ED2013 Interviews ED2013 Theatre ED2013 Week3 Edition

Kuopio Town Theatre: A Mammoth Fringe Finnish

By | Published on Tuesday 20 August 2013


Presented as part of a great initiative run by the Finnish Ministry Of Education And Culture, Kuopio City Theatre’s ‘Mammoth’ is an innovative play by writer/director Leea Klemola, translated into English and relocated to Scotland for its Fringe production, which is performed by a British cast. A play within a play, in which the main character rents a Pleasance space to speak to her son, the adaptation works brilliantly. It wowed our reviewer, so we spoke to Klemoa and co-producer Hanna Roisko about the play, and its Edinburgh production.

CC: Tell us about the premise of ‘Mammoth’.
Leea: It plays with the idea that evolution is not always improvement. Yes, we have more and more innovations that make life easier, but as it becomes less of a challenge to simply stay alive we don’t need each other in the same ways.

CC: Where did the idea for the English translation come from?
Hanna: ‘Mammoth’ is part of a project funded by the Finnish Ministry Of Education And Culture called From Start To Finnish. It’s an international theatrical exchange, which aims to showcase new Finnish writing by staging productions in the UK, translated into English and performed by British actors.

CC: It’s a great idea. How has the project been going?
Hanna: There are three Finnish productions at the Festival this year – ‘Bad Boy Eddie’ and ‘Preen Back Yer Lugs!’ as well as ‘Mammoth’. And From Start to Finnish has already fostered links between the theatre industries of the UK and Finland, and some of the featured plays have toured in London, Helsinki, Turku and Shanghai.

CC: Is the new English version of ‘Mammoth’ very similar to the Finnish play?
Leea: Yes, the English translation is very close to the original.

CC: Were there any challenges in adapting the piece to take place in Scotland?
Leea: It was actually easier to transfer the play to Scotland than it would have been England. In Scotland it feels like there is the same relationship with nature; and a certain craziness! And the impact of the class system doesn’t seem as bad as it is in England. The hardest thing to translate was the ‘Mammoth’ song, which plays a key role in the piece.

CC: How did you find directing a play in English?
Leea: This was the first time I’d directed a piece in a foreign language. In the rehearsal room it was quite easy, because I had a great cast who wanted to fully understand the play and my vision for it.
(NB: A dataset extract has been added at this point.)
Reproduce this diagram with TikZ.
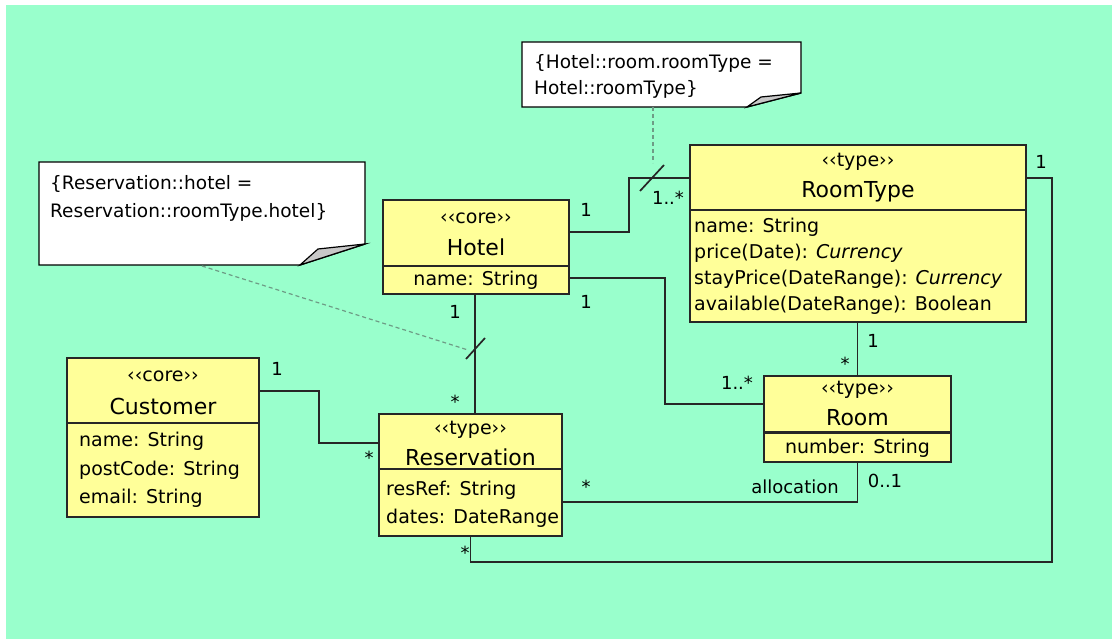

Though working in a foreign culture does pose challenges; in particular, you’re less sure of how an audience will respond to what they see on stage.

CC: The play definitely seems to make an impact on its audience. Is there a key message in the piece do you think?
Leea: The most important ‘message’ is possibly the form of the play, and how it speaks directly to the audience. It is a tribute to theatre as an art form. For me the theatre is a place where people can come together and share an experience and a connection.

CC: Tell us a bit more about Kuopio Town Theatre – what kind of theatre does the company specialise in?
Hanna: The roots of Kuopio City Theatre date back to 1902 when the first permanent amateur theatre was established in the city. Today its successor is a municipally-owned professional theatre, the biggest in Eastern Finland with about 80 employees. It’s an all-round repertory theatre, especially known for performing self-produced musicals and contemporary Finnish plays.

CC: How have you found producing theatre at the Edinburgh Fringe?
Hanna: It’s been an interesting experience, both in producing at the Fringe, and in the UK in general. There are some differences between Finnish and British theatre – you have shorter rehearsal periods and auditions are more common, for example. But as a producer, this experience is very valuable, and you learn a lot about marketing and networking!

‘Mammoth’ was performed at the Pleasance Dome at Edinburgh Festival 2013.